**Written task:**
For the entries below, copy exactly the line that contains "Convert this chart to Apache ECharts code." through the line that contains "const colors = ['#DF8716', '#5E9632', '#C9172E']", both ends included, and exclude all pictures.

**Task data:**
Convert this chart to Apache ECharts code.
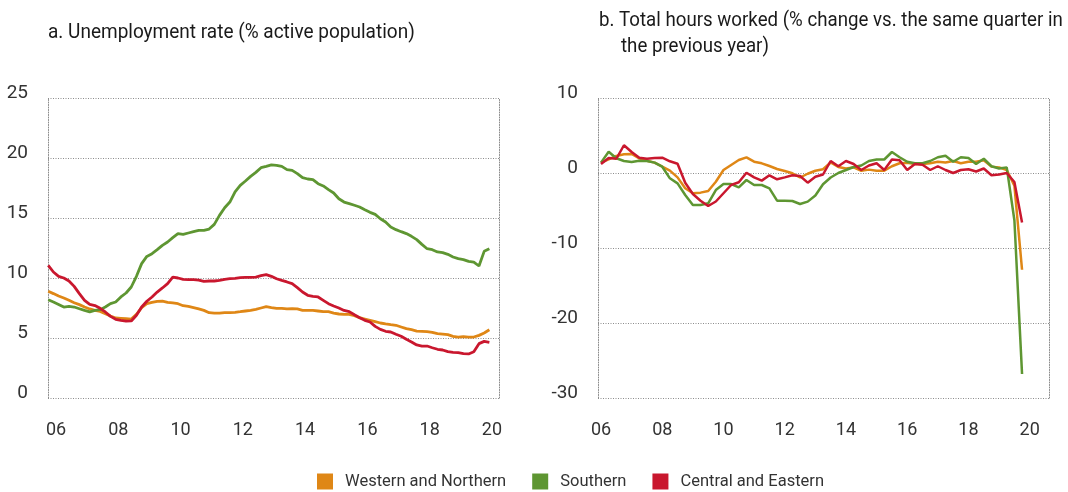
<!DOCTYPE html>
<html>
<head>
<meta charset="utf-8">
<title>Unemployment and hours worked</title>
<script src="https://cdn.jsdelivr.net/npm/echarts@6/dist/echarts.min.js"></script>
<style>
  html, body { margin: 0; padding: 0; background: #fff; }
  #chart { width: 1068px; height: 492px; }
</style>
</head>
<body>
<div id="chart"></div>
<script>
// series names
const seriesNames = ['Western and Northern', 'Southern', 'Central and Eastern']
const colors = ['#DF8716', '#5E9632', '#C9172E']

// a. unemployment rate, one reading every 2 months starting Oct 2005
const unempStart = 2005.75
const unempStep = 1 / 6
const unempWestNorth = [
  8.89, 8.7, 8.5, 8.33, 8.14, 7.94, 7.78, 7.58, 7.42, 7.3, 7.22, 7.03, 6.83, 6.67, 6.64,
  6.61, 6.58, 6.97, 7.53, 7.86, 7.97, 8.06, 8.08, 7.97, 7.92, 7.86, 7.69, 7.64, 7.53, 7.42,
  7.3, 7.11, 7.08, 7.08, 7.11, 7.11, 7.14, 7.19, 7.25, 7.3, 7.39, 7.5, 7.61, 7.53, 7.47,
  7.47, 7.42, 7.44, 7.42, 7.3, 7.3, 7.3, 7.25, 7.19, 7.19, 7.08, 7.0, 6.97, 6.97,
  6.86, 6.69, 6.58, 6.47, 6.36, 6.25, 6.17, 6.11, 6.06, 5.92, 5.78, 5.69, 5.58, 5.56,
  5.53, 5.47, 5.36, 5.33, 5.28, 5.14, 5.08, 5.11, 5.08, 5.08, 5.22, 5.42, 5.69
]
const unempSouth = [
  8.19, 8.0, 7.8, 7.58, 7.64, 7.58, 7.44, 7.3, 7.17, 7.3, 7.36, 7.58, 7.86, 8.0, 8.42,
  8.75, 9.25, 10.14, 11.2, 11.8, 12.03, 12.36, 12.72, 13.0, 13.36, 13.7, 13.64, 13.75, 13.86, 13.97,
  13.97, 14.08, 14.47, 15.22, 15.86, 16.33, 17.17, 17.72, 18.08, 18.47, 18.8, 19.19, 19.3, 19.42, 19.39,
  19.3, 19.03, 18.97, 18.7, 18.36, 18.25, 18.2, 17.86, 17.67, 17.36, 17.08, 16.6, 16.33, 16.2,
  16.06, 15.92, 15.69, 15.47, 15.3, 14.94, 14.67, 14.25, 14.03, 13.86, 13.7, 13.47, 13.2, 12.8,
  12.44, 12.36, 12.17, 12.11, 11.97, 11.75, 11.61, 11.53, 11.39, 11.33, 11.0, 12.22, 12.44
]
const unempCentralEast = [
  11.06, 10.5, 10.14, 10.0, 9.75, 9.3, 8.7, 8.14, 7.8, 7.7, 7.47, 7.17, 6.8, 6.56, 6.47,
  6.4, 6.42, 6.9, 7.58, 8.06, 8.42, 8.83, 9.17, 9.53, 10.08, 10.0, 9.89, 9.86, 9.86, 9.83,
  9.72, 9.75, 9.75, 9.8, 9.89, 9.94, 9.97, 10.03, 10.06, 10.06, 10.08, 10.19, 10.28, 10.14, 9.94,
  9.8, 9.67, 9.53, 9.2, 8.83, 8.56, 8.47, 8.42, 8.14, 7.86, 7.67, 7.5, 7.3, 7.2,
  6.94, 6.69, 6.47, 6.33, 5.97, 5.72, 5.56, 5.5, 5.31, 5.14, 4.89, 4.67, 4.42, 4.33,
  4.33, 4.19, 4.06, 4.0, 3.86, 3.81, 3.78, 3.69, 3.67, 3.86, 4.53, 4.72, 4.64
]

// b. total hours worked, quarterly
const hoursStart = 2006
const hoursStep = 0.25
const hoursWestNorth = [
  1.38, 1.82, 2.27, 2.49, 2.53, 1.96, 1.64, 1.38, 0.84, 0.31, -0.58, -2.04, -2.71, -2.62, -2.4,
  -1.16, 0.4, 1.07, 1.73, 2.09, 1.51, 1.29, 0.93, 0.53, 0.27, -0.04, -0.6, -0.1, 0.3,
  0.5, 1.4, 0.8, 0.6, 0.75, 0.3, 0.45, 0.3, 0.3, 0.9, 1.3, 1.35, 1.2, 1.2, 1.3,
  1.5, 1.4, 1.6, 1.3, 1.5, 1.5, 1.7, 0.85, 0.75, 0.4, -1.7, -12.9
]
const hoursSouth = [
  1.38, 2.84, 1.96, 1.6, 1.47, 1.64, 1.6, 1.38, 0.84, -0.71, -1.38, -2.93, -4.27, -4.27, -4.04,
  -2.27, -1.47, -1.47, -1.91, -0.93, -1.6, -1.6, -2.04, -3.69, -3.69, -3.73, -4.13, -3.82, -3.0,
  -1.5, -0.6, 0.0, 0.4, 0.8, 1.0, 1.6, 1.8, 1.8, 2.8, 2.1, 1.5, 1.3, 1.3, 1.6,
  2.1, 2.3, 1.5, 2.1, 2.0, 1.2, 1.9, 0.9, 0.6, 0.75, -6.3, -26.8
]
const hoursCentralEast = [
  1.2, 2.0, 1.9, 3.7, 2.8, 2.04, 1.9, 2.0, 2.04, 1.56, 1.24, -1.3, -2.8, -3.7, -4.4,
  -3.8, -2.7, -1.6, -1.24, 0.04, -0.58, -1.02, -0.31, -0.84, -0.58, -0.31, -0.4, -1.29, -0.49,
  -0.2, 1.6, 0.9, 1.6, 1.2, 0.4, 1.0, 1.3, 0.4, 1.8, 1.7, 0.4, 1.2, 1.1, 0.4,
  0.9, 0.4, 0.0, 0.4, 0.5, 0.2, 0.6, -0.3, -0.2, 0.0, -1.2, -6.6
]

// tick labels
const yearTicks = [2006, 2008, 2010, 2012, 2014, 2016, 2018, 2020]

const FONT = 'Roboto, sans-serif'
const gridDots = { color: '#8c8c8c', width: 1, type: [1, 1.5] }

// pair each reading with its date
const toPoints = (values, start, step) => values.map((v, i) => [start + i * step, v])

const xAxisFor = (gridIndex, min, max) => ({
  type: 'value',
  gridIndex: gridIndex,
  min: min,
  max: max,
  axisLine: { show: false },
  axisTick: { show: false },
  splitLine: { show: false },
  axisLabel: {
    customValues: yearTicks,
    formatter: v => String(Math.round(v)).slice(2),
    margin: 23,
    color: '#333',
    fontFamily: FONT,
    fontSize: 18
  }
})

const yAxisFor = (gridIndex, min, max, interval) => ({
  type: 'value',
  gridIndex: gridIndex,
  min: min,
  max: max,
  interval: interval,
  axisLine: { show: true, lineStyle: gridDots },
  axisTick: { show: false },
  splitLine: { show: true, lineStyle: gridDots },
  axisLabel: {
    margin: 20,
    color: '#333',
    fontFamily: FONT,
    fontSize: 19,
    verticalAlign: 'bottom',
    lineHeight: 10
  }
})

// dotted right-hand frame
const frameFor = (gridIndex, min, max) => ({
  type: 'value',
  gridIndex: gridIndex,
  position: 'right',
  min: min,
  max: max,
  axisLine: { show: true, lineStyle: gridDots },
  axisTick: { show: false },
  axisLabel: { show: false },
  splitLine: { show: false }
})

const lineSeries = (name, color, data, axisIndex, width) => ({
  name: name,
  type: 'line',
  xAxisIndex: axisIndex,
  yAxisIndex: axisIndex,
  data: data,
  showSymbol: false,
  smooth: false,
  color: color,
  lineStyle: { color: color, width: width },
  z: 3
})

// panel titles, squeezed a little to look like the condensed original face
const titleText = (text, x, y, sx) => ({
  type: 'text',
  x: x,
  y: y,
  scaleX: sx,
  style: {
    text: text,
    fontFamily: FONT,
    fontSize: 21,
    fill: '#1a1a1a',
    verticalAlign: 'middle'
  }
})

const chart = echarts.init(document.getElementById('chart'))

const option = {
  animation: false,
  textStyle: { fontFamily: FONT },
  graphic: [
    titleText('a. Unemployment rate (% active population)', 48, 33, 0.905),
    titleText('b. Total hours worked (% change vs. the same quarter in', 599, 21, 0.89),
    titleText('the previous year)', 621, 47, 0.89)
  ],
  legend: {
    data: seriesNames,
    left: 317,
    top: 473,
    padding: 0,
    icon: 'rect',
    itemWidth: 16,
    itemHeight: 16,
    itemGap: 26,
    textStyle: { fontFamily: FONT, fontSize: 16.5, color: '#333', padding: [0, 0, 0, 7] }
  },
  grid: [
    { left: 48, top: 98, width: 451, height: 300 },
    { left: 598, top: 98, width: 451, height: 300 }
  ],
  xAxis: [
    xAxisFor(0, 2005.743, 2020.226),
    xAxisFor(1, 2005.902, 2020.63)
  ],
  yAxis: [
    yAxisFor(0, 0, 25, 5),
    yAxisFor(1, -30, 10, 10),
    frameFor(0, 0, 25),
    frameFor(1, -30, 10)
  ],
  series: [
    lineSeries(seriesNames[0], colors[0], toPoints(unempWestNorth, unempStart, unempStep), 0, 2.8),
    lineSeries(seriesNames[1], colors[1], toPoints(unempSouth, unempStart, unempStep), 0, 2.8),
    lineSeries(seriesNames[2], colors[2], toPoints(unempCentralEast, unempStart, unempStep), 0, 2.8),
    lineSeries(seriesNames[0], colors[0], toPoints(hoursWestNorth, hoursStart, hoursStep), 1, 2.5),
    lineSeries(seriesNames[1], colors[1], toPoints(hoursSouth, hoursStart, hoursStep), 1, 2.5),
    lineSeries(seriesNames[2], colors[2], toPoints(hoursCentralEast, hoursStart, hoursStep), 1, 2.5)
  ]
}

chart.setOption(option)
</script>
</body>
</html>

--

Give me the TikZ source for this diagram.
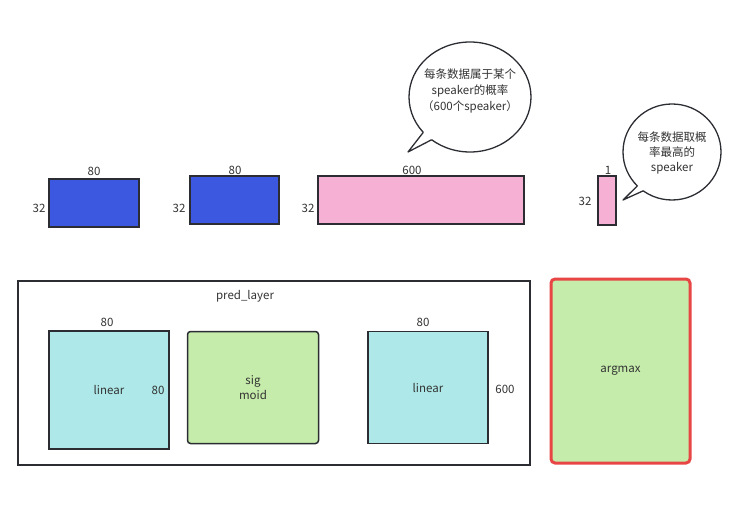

---

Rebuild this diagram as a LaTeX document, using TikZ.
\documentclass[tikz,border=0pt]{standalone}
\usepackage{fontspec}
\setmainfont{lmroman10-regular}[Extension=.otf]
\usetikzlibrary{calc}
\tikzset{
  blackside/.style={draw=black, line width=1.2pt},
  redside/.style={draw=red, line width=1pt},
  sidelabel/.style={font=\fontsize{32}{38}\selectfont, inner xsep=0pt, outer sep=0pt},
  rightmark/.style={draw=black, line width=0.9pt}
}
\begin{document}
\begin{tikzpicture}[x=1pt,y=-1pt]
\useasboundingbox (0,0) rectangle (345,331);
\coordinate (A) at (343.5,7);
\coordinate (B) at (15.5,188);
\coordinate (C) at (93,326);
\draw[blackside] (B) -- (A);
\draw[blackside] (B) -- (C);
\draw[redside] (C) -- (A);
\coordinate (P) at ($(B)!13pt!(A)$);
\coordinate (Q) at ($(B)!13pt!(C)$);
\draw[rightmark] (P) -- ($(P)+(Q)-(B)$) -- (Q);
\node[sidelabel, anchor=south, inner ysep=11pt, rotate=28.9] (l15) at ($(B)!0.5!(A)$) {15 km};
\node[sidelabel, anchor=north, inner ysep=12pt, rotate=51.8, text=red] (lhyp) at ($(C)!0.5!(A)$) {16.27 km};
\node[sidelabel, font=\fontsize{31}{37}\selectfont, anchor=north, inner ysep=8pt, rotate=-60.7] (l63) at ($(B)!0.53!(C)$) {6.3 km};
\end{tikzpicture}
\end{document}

**Exercise answer:**
Convert this chart to Apache ECharts code.
<!DOCTYPE html>
<html>
<head>
<meta charset="utf-8">
<title>Unemployment and hours worked</title>
<script src="https://cdn.jsdelivr.net/npm/echarts@6/dist/echarts.min.js"></script>
<style>
  html, body { margin: 0; padding: 0; background: #fff; }
  #chart { width: 1068px; height: 492px; }
</style>
</head>
<body>
<div id="chart"></div>
<script>
// series names
const seriesNames = ['Western and Northern', 'Southern', 'Central and Eastern']
const colors = ['#DF8716', '#5E9632', '#C9172E']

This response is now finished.